What happened
CNBC reports that North Carolina Governor Roy Cooper is contesting the state's U.S. Senate seat, a race now cast as a potential decider of which party controls the next Congress. That single candidacy converts a state-level incumbent into a national-level stake, changing how resources, turnout, and messaging will flow into North Carolina well ahead of the general election.
At face value this is a standard high-profile campaign entry: a sitting governor with name recognition runs for higher office. Under the surface, it rearranges incentives for donors, party committees, and allied organizations because a cooperative statewide campaign can simultaneously affect other down-ballot contests and national majority math.
Who gains leverage
Primary leverage shifts to Governor Roy Cooper and the Democratic National Committee, which can now coordinate a unified fundraising and turnout push around a single, statewide standard-bearer. Republicans gain leverage through the state party and any rival nominee—who can nationalize the contest on issues that mobilize their base—but they also gain bargaining power with national committees that decide where to allocate scarce Senate defense funds.
What mechanism is operating
The central mechanism is electoral leverage through candidate quality and statewide incumbency: a governor’s office converts administrative visibility into campaign assets—fundraising lists, media attention, and governing track record—that raise the marginal value of turnout. That, combined with nationalization (where parties treat a single Senate seat as pivotal), produces outsized national investment and strategic coordination across federal and state actors.
Why it matters
Control of the U.S. Senate determines committee chairs, judicial confirmations, and the federal legislative agenda; those are concrete policy levers with lasting institutional effects.

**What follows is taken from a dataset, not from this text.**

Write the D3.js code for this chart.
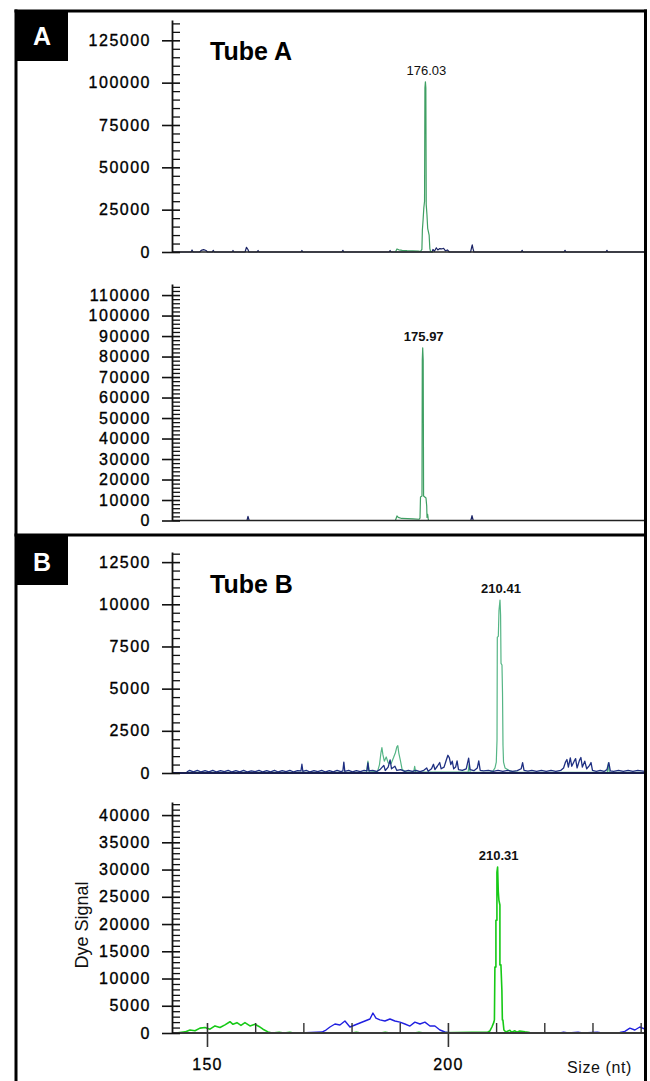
<!DOCTYPE html>
<html>
<head>
<meta charset="utf-8">
<script src="https://cdnjs.cloudflare.com/ajax/libs/d3/7.8.5/d3.min.js"></script>
<style>
  body { margin: 0; background: #fff; }
  text { font-family: "Liberation Sans", Arial, sans-serif; }
</style>
</head>
<body>
<div id="plot"></div>
<script>
const width = 650, height = 1081;
const axisX = 172;

// y tick labels of the four traces
const ticksA1 = [0, 25000, 50000, 75000, 100000, 125000];
const ticksA2 = [0, 10000, 20000, 30000, 40000, 50000, 60000, 70000, 80000, 90000, 100000, 110000];
const ticksB1 = [0, 2500, 5000, 7500, 10000, 12500];
const ticksB2 = [0, 5000, 10000, 15000, 20000, 25000, 30000, 35000, 40000];
// size axis (nt)
const sizeTicks = [150, 200];
const sizeMinor = [160, 170, 180, 190, 210, 220, 230, 240];

// traces: [size (nt), dye signal]
const tubeA1Green = [[169.8,0],[170.13,1800],[170.5,1300],[171.2,1000],[172.2,800],[173.4,700],[174.6,500],[175.0,300],
  [175.3,1500],[175.4,13000],[175.55,19000],[175.7,26000],[175.85,30000],[175.93,97000],[176.03,100500],[176.12,97000],
  [176.2,28000],[176.35,22000],[176.5,14000],[176.8,10000],[176.95,2000],[177.1,300],[177.6,0]];
const tubeA1Blue = [[123.5,0],[127.4,0],[127.6,1200],[127.8,0],[129.2,0],[129.5,1000],[130,1400],[130.5,900],[130.8,0],
  [131.8,0],[132,1000],[132.2,0],[135.9,0],[136.1,900],[136.3,0],[138.6,0],[138.9,2800],[139.2,1500],[139.4,0],
  [141.1,0],[141.3,900],[141.5,0],[150.2,0],[150.4,900],[150.6,0],[158.7,0],[158.9,1000],[159.1,0],[168.5,0],
  [168.7,900],[168.9,0],[177.4,0],[177.6,1500],[177.9,400],[178.3,2500],[178.6,1200],[179.0,2000],[179.4,1800],
  [179.8,2200],[180.2,700],[180.6,1200],[181.0,0],[185.4,0],[185.6,2500],[185.75,4200],[185.9,2000],[186.1,0],
  [195.9,0],[196.1,1000],[196.3,0],[204.8,0],[205,1000],[205.2,0],[213.5,0],[213.7,1000],[213.9,0],[221.6,0]];

const tubeA2Green = [[170.3,0],[170.63,2200],[170.9,1500],[171.6,1000],[172.8,900],[174.0,800],[175.2,600],[175.41,1200],
  [175.51,11470],[175.82,11960],[175.88,78300],[175.97,84200],[176.07,78300],[176.15,11960],[176.65,10980],
  [176.8,7000],[176.86,1500],[176.99,3000],[177.1,1000],[177.17,0]];
const tubeA2Blue = [[123.94,0],[139.5,0],[139.71,2000],[139.95,0],[185.95,0],[186.2,2400],[186.45,0],[222.1,0]];

const tubeB1Green = [[145.4,40],[160,40],[182.7,50],[183.0,700],[183.3,60],[185.0,100],[185.4,500],[185.7,1200],
  [185.9,1500],[186.1,1100],[186.4,700],[186.8,950],[187.2,600],[187.8,550],[188.3,900],[188.7,1200],[189.0,1550],
  [189.2,1620],[189.4,1200],[189.7,800],[190.1,200],[191,60],[192.5,60],[192.7,400],[192.9,60],[203.8,60],
  [204.0,500],[204.2,60],[207.3,40],[208.33,50],[208.96,120],[209.37,300],[209.64,650],[209.79,1950],[209.85,8050],
  [210.06,8100],[210.2,9650],[210.41,10250],[210.53,9350],[210.62,6500],[210.82,6400],[210.93,4740],[211.03,1650],
  [211.14,650],[211.45,300],[212.48,120],[214.14,40],[232.7,40],[232.9,600],[233.1,40],[240.5,40]];
const tubeB1Blue = [[145.4,60],[146,160],[146.8,70],[147.6,150],[148.4,60],[149.2,140],[150,70],[150.8,160],
  [151.6,60],[152.4,140],[153.2,80],[154,150],[154.8,60],[155.6,140],[156.4,70],[157.2,160],[158,60],[158.8,130],
  [159.6,80],[160.4,150],[161.2,60],[162,140],[162.8,70],[163.6,150],[164.4,60],[165.2,140],[166,80],[166.8,150],
  [167.6,60],[168.4,140],[169.1,120],[169.3,520],[169.5,90],[170.2,150],[171,60],[171.8,140],[172.6,80],[173.4,150],
  [174.2,60],[175,140],[175.8,70],[176.6,150],[177.4,80],[177.8,120],[178.0,650],[178.2,100],[179,150],[179.8,70],
  [180.6,140],[181.4,80],[182.2,150],[182.8,120],[183.0,600],[183.2,120],[184,150],[184.8,90],[185.5,200],
  [186.3,450],[186.6,150],[187.2,350],[187.6,780],[187.9,250],[188.6,400],[189,150],[189.8,200],[190.6,100],
  [191.4,160],[192.2,90],[193,150],[193.8,80],[194.6,160],[195.2,300],[195.5,100],[196.2,250],[196.6,520],
  [196.9,200],[197.4,400],[197.9,620],[198.2,250],[198.8,350],[199.3,800],[199.6,1050],[199.9,900],[200.2,500],
  [200.5,700],[200.8,250],[201.2,350],[201.5,720],[201.8,200],[202.6,150],[203.4,250],[203.9,880],[204.2,200],
  [205,140],[205.7,300],[206.0,720],[206.3,160],[207,120],[208,150],[209,100],[210,160],[211,90],[212,150],
  [213,100],[214,140],[214.8,250],[215.1,620],[215.4,150],[216.2,110],[217,150],[218,90],[219,150],[220,100],
  [221,150],[222,90],[223,150],[223.6,300],[224.0,650],[224.3,800],[224.6,350],[225.0,900],[225.3,400],[225.8,700],
  [226.1,850],[226.4,300],[226.9,750],[227.2,920],[227.5,350],[228.0,700],[228.4,250],[229.0,450],[229.3,620],
  [229.6,150],[230.4,100],[231.2,150],[232,90],[232.6,200],[233.0,620],[233.3,130],[234,100],[235,150],[236,90],
  [237,150],[238,100],[239,150],[240.5,100]];

const tubeB2Green = [[142.74,0],[143.98,50],[145.44,200],[146.47,550],[147.51,400],[148.55,900],[149.59,1000],
  [150.62,700],[151.66,1300],[152.7,1000],[153.73,1500],[154.77,2070],[155.39,1600],[156.22,1900],[157.05,1400],
  [157.88,1900],[158.92,1300],[159.96,1600],[160.79,1200],[161.62,700],[162.66,200],[163.49,0],[165,120],[166,0],
  [167.2,120],[168,0],[180,0],[181,120],[182,0],[186,0],[187,130],[188,0],[193,0],[194,120],[195,0],
  [208.3,180],[208.71,370],[209.13,1100],[209.54,2000],[209.65,2400],[209.75,12100],[209.96,12100],[209.96,20700],
  [210.17,20700],[210.17,29500],[210.31,30460],[210.45,26000],[210.58,24400],[210.79,23500],[210.79,12500],
  [211.0,12500],[211.2,7900],[211.3,2400],[211.41,2400],[211.62,550],[212.03,180],[212.86,500],[213.2,150],
  [213.9,400],[214.3,150],[214.9,350],[216,200],[217,100],[220,0],[240.9,0]];
const tubeB2Blue = [[169.29,0],[173.86,180],[174.69,550],[175.52,1100],[176.56,1650],[177.59,1470],[178.63,2200],
  [179.67,1100],[180.71,1470],[181.74,1835],[182.78,2200],[183.82,2570],[184.44,3670],[185.06,2750],[185.89,2400],
  [186.93,2200],[187.97,2570],[189.0,2200],[190.04,2000],[191.08,1650],[192.12,1280],[193.15,2000],[194.19,1650],
  [195.23,2000],[196.27,1280],[197.3,1280],[198.34,550],[199.38,180],[200.41,0],[223.24,0],[224,150],[225,0],
  [227,150],[228,0],[231,150],[232,0],[235.68,120],[236.72,300],[237.76,900],[238.8,550],[239.83,1100],[240.9,700]];

// labelled peaks
const peaks = [
  {trace: "A1", size: 176.03, signal: 100500, text: "176.03", weight: "normal"},
  {trace: "A2", size: 175.97, signal: 84200, text: "175.97", weight: "bold"},
  {trace: "B1", size: 210.41, signal: 10250, text: "210.41", weight: "bold"},
  {trace: "B2", size: 210.31, signal: 30460, text: "210.31", weight: "bold"}
];

var svg = d3.select("#plot")
  .append("svg")
  .attr("width", width)
  .attr("height", height);

// x scales (each electropherogram has its own offset)
const xA1 = d3.scaleLinear().domain([123.44, 221.6]).range([axisX, 645]);
const xA2 = d3.scaleLinear().domain([123.94, 222.1]).range([axisX, 645]);
const xB1 = d3.scaleLinear().domain([142.34, 240.5]).range([axisX, 645]);
const xB2 = d3.scaleLinear().domain([142.74, 240.9]).range([axisX, 645]);

// y scales: domain top = end of axis line
const yA1 = d3.scaleLinear().domain([0, 137000]).range([252, 20]);
const yA2 = d3.scaleLinear().domain([0, 115400]).range([520.5, 284]);
const yB1 = d3.scaleLinear().domain([0, 13100]).range([773, 552]);
const yB2 = d3.scaleLinear().domain([0, 42400]).range([1033, 802]);

function drawYAxis(y, major, minorStep) {
  var g = svg.append("g").attr("transform", "translate(" + axisX + ",0)");
  var minor = d3.range(0, y.domain()[1], minorStep).filter(v => major.indexOf(v) < 0);

  g.append("g")
    .call(d3.axisLeft(y).tickValues(minor).tickSize(-8).tickFormat(""))
    .call(a => a.select(".domain").remove())
    .selectAll(".tick line").attr("stroke", "#111").attr("stroke-width", 1.3);

  var maj = g.append("g")
    .call(d3.axisLeft(y).tickValues(major).tickSizeInner(10).tickSizeOuter(0).tickFormat(d3.format("d")));
  maj.select(".domain").attr("stroke", "#111").attr("stroke-width", 1.8);
  maj.selectAll(".tick line").attr("x1", 8).attr("stroke", "#111").attr("stroke-width", 1.6);
  maj.selectAll(".tick text")
    .attr("x", -21)
    .attr("fill", "#000")
    .attr("stroke", "#000")
    .attr("stroke-width", 0.35)
    .style("font-size", "16px")
    .style("letter-spacing", "1.5px")
    .style("font-family", "'Liberation Sans', Arial, sans-serif");
}

function drawTrace(data, x, y, color, w) {
  svg.append("path")
    .datum(data)
    .attr("fill", "none")
    .attr("stroke", color)
    .attr("stroke-width", w)
    .attr("stroke-linejoin", "round")
    .attr("d", d3.line().x(d => x(d[0])).y(d => y(d[1])));
}

// baseline sits exactly on y(0) (undo the half pixel offset of d3 axes)
function drawBaseline(x, y, color, w) {
  svg.append("g")
    .attr("transform", "translate(0," + (y(0) - 0.5) + ")")
    .call(d3.axisBottom(x).tickValues([]).tickSizeOuter(0))
    .select(".domain").attr("stroke", color).attr("stroke-width", w);
}

// Tube A, upper
drawTrace(tubeA1Blue, xA1, yA1, "#1b2466", 1.2);
drawTrace(tubeA1Green, xA1, yA1, "#3f9f63", 1.2);
drawBaseline(xA1, yA1, "#222", 1.6);
drawYAxis(yA1, ticksA1, 5000);

// Tube A, lower
drawTrace(tubeA2Blue, xA2, yA2, "#1b2466", 1.2);
drawTrace(tubeA2Green, xA2, yA2, "#3f9f63", 1.2);
drawBaseline(xA2, yA2, "#222", 1.6);
drawYAxis(yA2, ticksA2, 2000);

// Tube B, upper
drawTrace(tubeB1Green, xB1, yB1, "#55b585", 1.2);
drawTrace(tubeB1Blue, xB1, yB1, "#1e2f82", 1.3);
drawBaseline(xB1, yB1, "#1a1f50", 1.8);
drawYAxis(yB1, ticksB1, 500);

// Tube B, lower
drawTrace(tubeB2Blue, xB2, yB2, "#2020e0", 1.4);
drawTrace(tubeB2Green, xB2, yB2, "#16c916", 1.6);
drawBaseline(xB2, yB2, "#3a3a3a", 2);
drawYAxis(yB2, ticksB2, 1000);

// size axis
svg.append("g")
  .attr("transform", "translate(0," + yB2(0) + ")")
  .call(d3.axisBottom(xB2).tickValues(sizeMinor).tickSizeInner(-10).tickSizeOuter(0).tickFormat(""))
  .call(a => a.select(".domain").remove())
  .selectAll(".tick line").attr("stroke", "#333").attr("stroke-width", 1.4);

var sx = svg.append("g")
  .attr("transform", "translate(0," + yB2(0) + ")")
  .call(d3.axisBottom(xB2).tickValues(sizeTicks).tickSizeInner(14).tickSizeOuter(0).tickFormat(d3.format("d")));
sx.select(".domain").remove();
sx.selectAll(".tick line").attr("y1", -10).attr("stroke", "#333").attr("stroke-width", 1.6);
sx.selectAll(".tick text")
  .attr("y", 37).attr("dy", 0)
  .attr("fill", "#000")
  .attr("stroke", "#000")
  .attr("stroke-width", 0.3)
  .style("font-size", "16px")
  .style("letter-spacing", "1.2px")
  .style("font-family", "'Liberation Sans', Arial, sans-serif");

svg.append("text")
  .attr("x", 632).attr("y", 1073)
  .attr("text-anchor", "end")
  .style("font-size", "16px")
  .style("letter-spacing", "0.6px")
  .attr("fill", "#111")
  .text("Size (nt)");

svg.append("text")
  .attr("transform", "translate(88,925) rotate(-90)")
  .attr("text-anchor", "middle")
  .style("font-size", "18px")
  .attr("fill", "#111")
  .text("Dye Signal");

// peak size labels
const scales = {A1: [xA1, yA1], A2: [xA2, yA2], B1: [xB1, yB1], B2: [xB2, yB2]};
svg.selectAll(".peak")
  .data(peaks)
  .enter()
  .append("text")
    .attr("class", "peak")
    .attr("x", d => scales[d.trace][0](d.size) + 1)
    .attr("y", d => scales[d.trace][1](d.signal) - 7)
    .attr("text-anchor", "middle")
    .style("font-size", "13px")
    .style("font-weight", d => d.weight)
    .attr("fill", "#111")
    .text(d => d.text);

// tube titles
svg.append("text").attr("x", 210).attr("y", 60)
  .style("font-size", "25px").style("font-weight", "bold").text("Tube A");
svg.append("text").attr("x", 210).attr("y", 593)
  .style("font-size", "25px").style("font-weight", "bold").text("Tube B");

// frame and panel letters
var frame = svg.append("g").attr("stroke", "#000").attr("stroke-width", 3);
frame.append("line").attr("x1", 16).attr("x2", 16).attr("y1", 9.5).attr("y2", height);
frame.append("line").attr("x1", 14.5).attr("x2", 647).attr("y1", 11).attr("y2", 11);
frame.append("line").attr("x1", 645.5).attr("x2", 645.5).attr("y1", 9.5).attr("y2", height);
frame.append("line").attr("x1", 14.5).attr("x2", 647).attr("y1", 535).attr("y2", 535);

svg.append("rect").attr("x", 15).attr("y", 10).attr("width", 53).attr("height", 51).attr("fill", "#000");
svg.append("rect").attr("x", 15).attr("y", 535).attr("width", 53).attr("height", 50).attr("fill", "#000");
svg.append("text").attr("x", 42).attr("y", 45).attr("text-anchor", "middle")
  .style("font-size", "25px").style("font-weight", "bold").attr("fill", "#fff").text("A");
svg.append("text").attr("x", 42).attr("y", 571).attr("text-anchor", "middle")
  .style("font-size", "25px").style("font-weight", "bold").attr("fill", "#fff").text("B");
</script>
</body>
</html>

When a state race becomes nationalized, local policy debates and administrative attention are reframed to serve national majority calculations, shifting incentives for how officials prioritize issues and allocate state resources during a campaign.
What to watch next
Key signals to monitor are fundraising velocity (especially outside-state small-dollar versus large PAC money), early internal polls in suburban and rural counties, national party ad reservations, and any calendar moves—resignation or transition timing for the governor’s office—that would trigger a cascade of state-level appointments and special elections. Those observable moves will show who is buying leverage and how they plan to convert it into seats.